Dem Erfolg der Bikes aus bayerischer Produktion ist es sicher auch nicht abträglich, dass Hollywoodikone Brad Pitt und Oscar-Preisträger Adrien Brody sich beide BMW-Motorräder angeschafft haben; Pitt kam sogar persönlich nach München, um sein neues Gefährt abzuholen.

Ein Stockwerk darüber haben die Strategen von Harley-Davidson erkannt, dass es manchen weniger um Technik, sondern vielmehr um den verwegenen Lifestyle geht, wie ihn einst Marlon Brando in dem Film "Der Wilde" und Peter Fonda und Dennis Hopper in "Easy Rider" vorgelebt haben.
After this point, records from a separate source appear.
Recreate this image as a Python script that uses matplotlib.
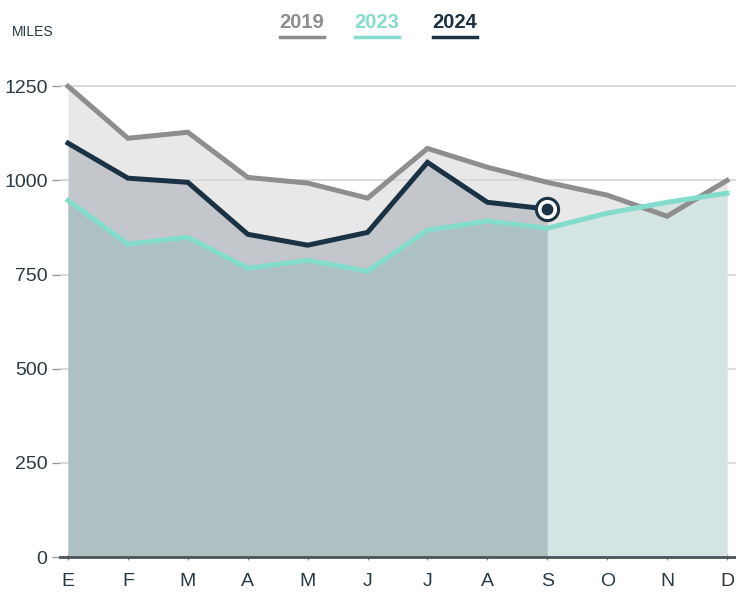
import matplotlib
matplotlib.use("Agg")
import matplotlib.pyplot as plt
import numpy as np

plt.rcParams['font.family'] = ['Liberation Sans', 'DejaVu Sans']

months = ["E", "F", "M", "A", "M", "J", "J", "A", "S", "O", "N", "D"]
y2019 = [1250, 1112, 1128, 1008, 993, 953, 1085, 1035, 995, 961, 905, 1000]
y2023 = [947, 831, 849, 767, 788, 759, 868, 892, 873, 913, 942, 966]
y2024 = [1099, 1006, 995, 857, 828, 862, 1048, 942, 924]
yticks = [0, 250, 500, 750, 1000, 1250]

c2019 = "#8e8e8e"
c2023 = "#84dccd"
c2024 = "#1b3244"

fig = plt.figure(figsize=(7.36, 5.92), dpi=100)
ax = fig.add_axes([60/736, 35/592, 676/736, 482/592])

x = np.arange(len(months))
x24 = np.arange(len(y2024))
s = len(y2024) - 1

ax.fill_between(x, 0, y2019, color="#e8e8e8", lw=0, zorder=1)
ax.fill_between(x24, 0, y2024, color="#c3c7cb", lw=0, zorder=2)
ax.fill_between(x[:s+1], 0, y2023[:s+1], color="#adc0c2", lw=0, zorder=3)
ax.fill_between(x[s:], 0, y2023[s:], color="#d4e4e3", lw=0, zorder=3)

for yv in yticks[1:]:
    ax.axhline(yv, color="#d8d8d8", lw=1.3, zorder=1.5)

ax.plot(x, y2019, color=c2019, lw=3.6, zorder=5, solid_joinstyle='miter')
ax.plot(x, y2023, color=c2023, lw=3.6, zorder=5, solid_joinstyle='miter')
ax.plot(x24, y2024, color=c2024, lw=3.6, zorder=6, solid_joinstyle='miter')
ax.plot([x24[-1]], [y2024[-1]], marker='o', ms=16, mfc='white', mec=c2024, mew=2.2, zorder=7)
ax.plot([x24[-1]], [y2024[-1]], marker='o', ms=7.5, mfc=c2024, mec=c2024, zorder=8)

ax.set_xlim(-0.134, 11.15)
ax.set_ylim(0, 1280)
ax.set_xticks(x)
ax.set_xticklabels(months)
ax.set_yticks(yticks)
ax.set_yticklabels([str(v) for v in yticks])

for sp in ["top", "right", "left"]:
    ax.spines[sp].set_visible(False)
ax.spines["bottom"].set_color("#4a5458")
ax.spines["bottom"].set_linewidth(2)
ax.spines["bottom"].set_zorder(9)
ax.tick_params(axis='x', length=5, width=1, color="#888888", direction='inout', labelsize=14, labelcolor="#2a3a44", pad=9)
ax.tick_params(axis='y', length=6, width=1, color="#999999", labelsize=14, labelcolor="#2a3a44", pad=3)

fig.text(12/736, 1 - 32/592, "MILES", fontsize=10, color="#2a3a44", va='center', ha='left')

legend = [("2019", c2019, 302), ("2023", c2023, 377), ("2024", c2024, 455)]
for lab, col, cx in legend:
    fig.text(cx/736, 1 - 22/592, lab, fontsize=14.5, color=col, ha='center', va='center', fontweight='bold')
    fig.add_artist(plt.Line2D([(cx-22)/736, (cx+22)/736], [1 - 37/592, 1 - 37/592], color=col, lw=2.5))

fig.savefig("out.png", dpi=100)
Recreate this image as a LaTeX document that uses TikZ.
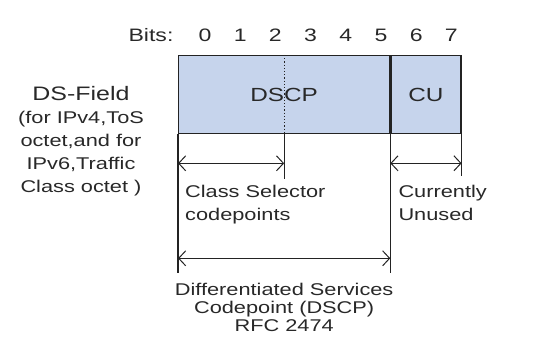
\documentclass[tikz,border=0pt]{standalone}
\usepackage{fontspec}
\setmainfont[FakeStretch=1.28]{Liberation Sans}
\usetikzlibrary{positioning,arrows.meta,calc}
\definecolor{dsblue}{RGB}{198,212,236}
\definecolor{dsline}{RGB}{35,35,35}
\definecolor{dstext}{RGB}{40,40,40}
\tikzset{
  field/.style={draw=dsline, line width=1.3pt, fill=dsblue, minimum height=78pt, inner sep=0pt, text=dstext, font=\fontsize{19}{21}\selectfont},
  bitnum/.style={inner sep=0pt, text=dstext, font=\fontsize{18}{20}\selectfont},
  lbl/.style={inner sep=0pt, text=dstext, font=\fontsize{17}{22.5}\selectfont},
  tick/.style={line width=1.3pt, dsline},
  span/.style={{Straight Barb[length=7pt,width=15pt]}-{Straight Barb[length=7pt,width=15pt]}, line width=1pt, dsline}
}
\begin{document}
\begin{tikzpicture}[x=1pt, y=-1pt]
  \useasboundingbox (0,0) rectangle (551,350);
  % bit numbers
  \node[bitnum, anchor=base] (bits) at (151,42) {Bits:};
  \foreach \b in {0,...,7}
    \node[bitnum, anchor=base] (b\b) at ({205+35.2*\b},42) {\b};
  % the DS field
  \node[field, minimum width=211pt, anchor=north west] (dscp) at (178,55) {DSCP};
  \node[field, minimum width=70pt, anchor=north west] (cu) at (dscp.north east) {CU};
  \draw[dotted, line width=1.2pt, dsline] (dscp.north) -- (dscp.south);
  \node[lbl, align=center, anchor=north, font=\fontsize{17}{23}\selectfont] (dsfield) at (81,86)
    {\fontsize{19.5}{23}\selectfont DS-Field\\\fontsize{17}{23}\selectfont (for IPv4,ToS\\octet,and for\\IPv6,Traffic\\Class octet )};
  % ticks below the field
  \coordinate (csend) at ($(dscp.south)+(0,45)$);
  \coordinate (cuend) at ($(cu.south east)+(0,42)$);
  \coordinate (lend) at ($(dscp.south west)+(0,139)$);
  \coordinate (rend) at ($(dscp.south east)+(0,139)$);
  \draw[tick] (dscp.south) -- (csend);
  \draw[tick] (cu.south east) -- (cuend);
  \draw[tick] (dscp.south west) -- (lend);
  \draw[tick] (dscp.south east) -- (rend);
  % spans
  \coordinate (csl) at ($(dscp.south west)+(0,29)$);
  \coordinate (csr) at ($(dscp.south)+(0,29)$);
  \coordinate (cul) at ($(cu.south west)+(0,29)$);
  \coordinate (cur) at ($(cu.south east)+(0,29)$);
  \coordinate (dsl) at ($(dscp.south west)+(0,124)$);
  \coordinate (dsr) at ($(dscp.south east)+(0,124)$);
  \draw[span] (csl) -- (csr);
  \draw[span] (cul) -- (cur);
  \draw[span] (dsl) -- (dsr);
  % descriptions
  \node[lbl, align=left, anchor=north west] (csdesc) at ($(dscp.south west)+(7,51)$) {Class Selector\\codepoints};
  \node[lbl, align=left, anchor=north west] (cudesc) at ($(cu.south west)+(8,51)$) {Currently\\Unused};
  \node[lbl, align=center, anchor=north, font=\fontsize{17}{17.8}\selectfont] (dsdesc) at ($(dscp.south)+(0,149)$)
    {Differentiated Services\\Codepoint (DSCP)\\RFC 2474};
\end{tikzpicture}
\end{document}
Die Vertretung der US-Kultmarke hat eine Bar aufgebaut, an der sich Go-Go-Girls zu lauter Rockmusik um eine Stange winden. Die Mitarbeiter zapfen ein Bier nach dem anderen, an der Theke quellen die Aschenbecher über. Echte Biker, so die Botschaft, lassen sich vom bayernweiten Rauchverbot den Geschmack von Freiheit nicht verderben.

Nur dass sie auf Freiheit auf zwei Rädern noch ein bisschen warten müssen. Zwar gelten seit dem 1. April die meisten Saisonkennzeichen. Aber noch bremsen die Hinterlassenschaften des Winters Biker wie Bernhard Sontheim aus. Wie er sich derzeit auf die Saison vorbereitet? "Indem ich mich darauf freue", sagt er.